THE SONIC BOOMER
Where is my comfort food when I need it? Where! There is not a potato chip nor a can of aerosol cheese in the house. Even the ice cream is gone. How am I supposed to get back on an even keel here?
It’s only a matter of time before I lash out, yelling at my husband Mark or kicking some kid’s jack-o-lantern down the block (no, I would never do that — kick a kid’s jack-o-lantern — that is really too much). But things are pretty bad.
Oh, wait. Here’s something I hid a long time ago underneath the kale where no one ever goes — string cheese! Yay!
Wolfing it down.
Feeling better.
I’m mad at myself, mostly. Remember when I told you I’d decided to paint the house? Got the front door and one window done and everything? Well, Mark stopped me because, evidently, there is something called “prep” where you halt what you’re doing and stuff your good mood down into your shoes and, instead, spend your time removing shutters and screens and going to the hardware store to rent a pressure washer. Then, the next day (a day when you no longer feel like painting the house) you have 24 hours to blast old paint and scum off the entire thing (a house-size house!) before letting it dry so that maaaybe you can actually begin painting the next day.
Geez.
But I was motivated to get this done because my shutters were lying on the front lawn and the screens were propped up against the garage and passers-by were starting to ask questions. So, in record time I thought, Mark and I pressure-washed the place, and you know what? It looked good. It looked so good that I decided to pressure-wash my car.

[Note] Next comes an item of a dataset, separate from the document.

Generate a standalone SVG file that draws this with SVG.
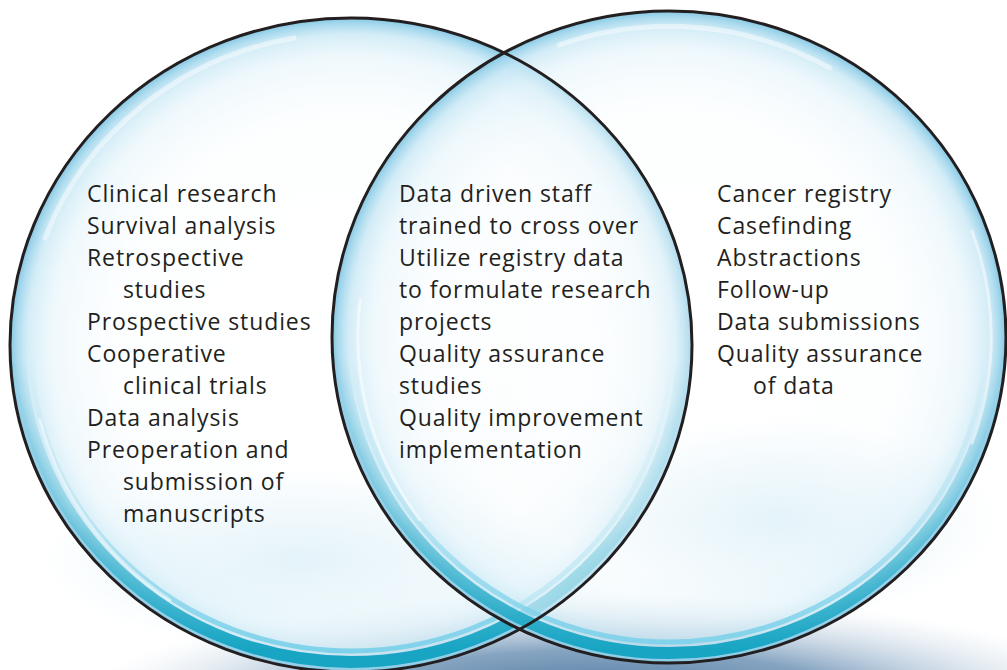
<svg xmlns="http://www.w3.org/2000/svg" width="1007" height="670" viewBox="0 0 1007 670">
  <defs>
    <radialGradient id="bubbleFill" cx="0.5" cy="0.5" r="0.5">
      <stop offset="0" stop-color="#ffffff" stop-opacity="0"/>
      <stop offset="0.7" stop-color="#eef8fc" stop-opacity="0.15"/>
      <stop offset="0.88" stop-color="#d6eef8" stop-opacity="0.4"/>
      <stop offset="0.95" stop-color="#bde3f3" stop-opacity="0.65"/>
      <stop offset="0.985" stop-color="#98d2ea" stop-opacity="0.9"/>
      <stop offset="1" stop-color="#84c6e2" stop-opacity="1"/>
    </radialGradient>
    <radialGradient id="shadowFill" cx="0.5" cy="0.5" r="0.5">
      <stop offset="0" stop-color="#3f6a94" stop-opacity="1"/>
      <stop offset="0.5" stop-color="#7094b6" stop-opacity="0.85"/>
      <stop offset="1" stop-color="#c9d8e6" stop-opacity="0"/>
    </radialGradient>
    <radialGradient id="hazeFill" cx="0.5" cy="0.5" r="0.5">
      <stop offset="0" stop-color="#c6e6f3" stop-opacity="0.5"/>
      <stop offset="1" stop-color="#c6e6f3" stop-opacity="0"/>
    </radialGradient>
    <linearGradient id="bottomFade" gradientUnits="userSpaceOnUse" x1="0" y1="360" x2="0" y2="650">
      <stop offset="0" stop-color="#000000"/>
      <stop offset="0.5" stop-color="#4a4a4a"/>
      <stop offset="1" stop-color="#ffffff"/>
    </linearGradient>
    <mask id="bottomMask" maskUnits="userSpaceOnUse" x="0" y="0" width="1007" height="700">
      <rect x="0" y="0" width="1007" height="700" fill="url(#bottomFade)"/>
    </mask>
    <style>
      .outline { fill: none; stroke: #231f20; stroke-width: 3; }
      .teal { fill: none; stroke: #17a5c3; stroke-width: 12; }
      .tealLight { fill: none; stroke: #7fd2ea; stroke-width: 5; }
      .hl { fill: none; stroke: #ffffff; stroke-linecap: round; }
      .label { font-family: "Open Sans", "Liberation Sans", sans-serif; font-size: 23px; letter-spacing: 0.9px; fill: #231f20; }
    </style>
  </defs>

  <rect width="1007" height="670" fill="#ffffff"/>

  <!-- shadow beneath bubbles -->
  <ellipse cx="600" cy="705" rx="520" ry="110" fill="url(#shadowFill)"/>

  <g id="bubble-left">
    <ellipse cx="351" cy="345" rx="341" ry="327" fill="#ffffff" fill-opacity="0.45"/>
    <ellipse cx="300" cy="560" rx="260" ry="90" fill="url(#hazeFill)"/>
    <ellipse cx="351" cy="345" rx="341" ry="327" fill="url(#bubbleFill)"/>
    <g mask="url(#bottomMask)">
      <ellipse class="teal" cx="351" cy="345" rx="331" ry="317"/>
      <ellipse class="tealLight" cx="351" cy="345" rx="320" ry="306"/>
    </g>
    <path class="hl" stroke-width="5" stroke-opacity="0.45" d="M 45 238 A 326 312 0 0 1 294 38"/>
    <path class="hl" stroke-width="3" stroke-opacity="0.5" d="M 40 420 A 322 308 0 0 0 170 600"/>
  </g>

  <g id="bubble-right">
    <ellipse cx="669" cy="337" rx="337" ry="326" fill="#ffffff" fill-opacity="0.3"/>
    <ellipse cx="780" cy="520" rx="220" ry="100" fill="url(#hazeFill)"/>
    <ellipse cx="669" cy="337" rx="337" ry="326" fill="url(#bubbleFill)"/>
    <g mask="url(#bottomMask)">
      <ellipse class="teal" cx="669" cy="337" rx="327" ry="316"/>
      <ellipse class="tealLight" cx="669" cy="337" rx="316" ry="305"/>
    </g>
    <path class="hl" stroke-width="5" stroke-opacity="0.45" d="M 559 45 A 322 311 0 0 1 830 68"/>
    <path class="hl" stroke-width="3" stroke-opacity="0.5" d="M 972 231 A 322 311 0 0 1 972 443"/>
    <path class="hl" stroke-width="3" stroke-opacity="0.5" d="M 360 300 A 322 311 0 0 0 420 520"/>
  </g>

  <g id="connectors">
    <ellipse class="outline" cx="351" cy="345" rx="341" ry="327"/>
    <ellipse class="outline" cx="669" cy="337" rx="337" ry="326"/>
  </g>

  <g id="text-left" class="label">
    <text x="87" y="202">Clinical research</text>
    <text x="87" y="234">Survival analysis</text>
    <text x="87" y="266">Retrospective</text>
    <text x="123" y="298">studies</text>
    <text x="87" y="330">Prospective studies</text>
    <text x="87" y="362">Cooperative</text>
    <text x="123" y="394">clinical trials</text>
    <text x="87" y="426">Data analysis</text>
    <text x="87" y="458">Preoperation and</text>
    <text x="123" y="490">submission of</text>
    <text x="123" y="522">manuscripts</text>
  </g>

  <g id="text-middle" class="label">
    <text x="399" y="202">Data driven staff</text>
    <text x="399" y="234">trained to cross over</text>
    <text x="399" y="266">Utilize registry data</text>
    <text x="399" y="298">to formulate research</text>
    <text x="399" y="330">projects</text>
    <text x="399" y="362">Quality assurance</text>
    <text x="399" y="394">studies</text>
    <text x="399" y="426">Quality improvement</text>
    <text x="399" y="458">implementation</text>
  </g>

  <g id="text-right" class="label">
    <text x="717" y="202">Cancer registry</text>
    <text x="717" y="234">Casefinding</text>
    <text x="717" y="266">Abstractions</text>
    <text x="717" y="298">Follow-up</text>
    <text x="717" y="330">Data submissions</text>
    <text x="717" y="362">Quality assurance</text>
    <text x="753" y="394">of data</text>
  </g>
</svg>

When my next-door neighbor came out and complimented me, casting a hopeful eye at her front walk, I offered to pressure-wash that, too. I was about to start on her driveway when Mark stopped me, hurriedly turning off the machine and wrapping up the hoses. (Will he never let me have any fun?)
And that’s when I saw it — a gigantic gaping hole in my car’s front bumper! What? How did that happen?
Well, it happened when I pulled my car up way too close to the pressure washer and let the big machine’s red hot little muffler melt its way through the plastic bumper, all the way down to the car’s steel frame while I was busy saving money by avoiding the car wash and racking up brownie points by being a good neighbor.
And now it has taken three sticks of string cheese, a glass of iffy chocolate milk and two popsicles that were stuck to the floor of the freezer to calm me down. Was it worth it?
I’ll let you know when the house is painted.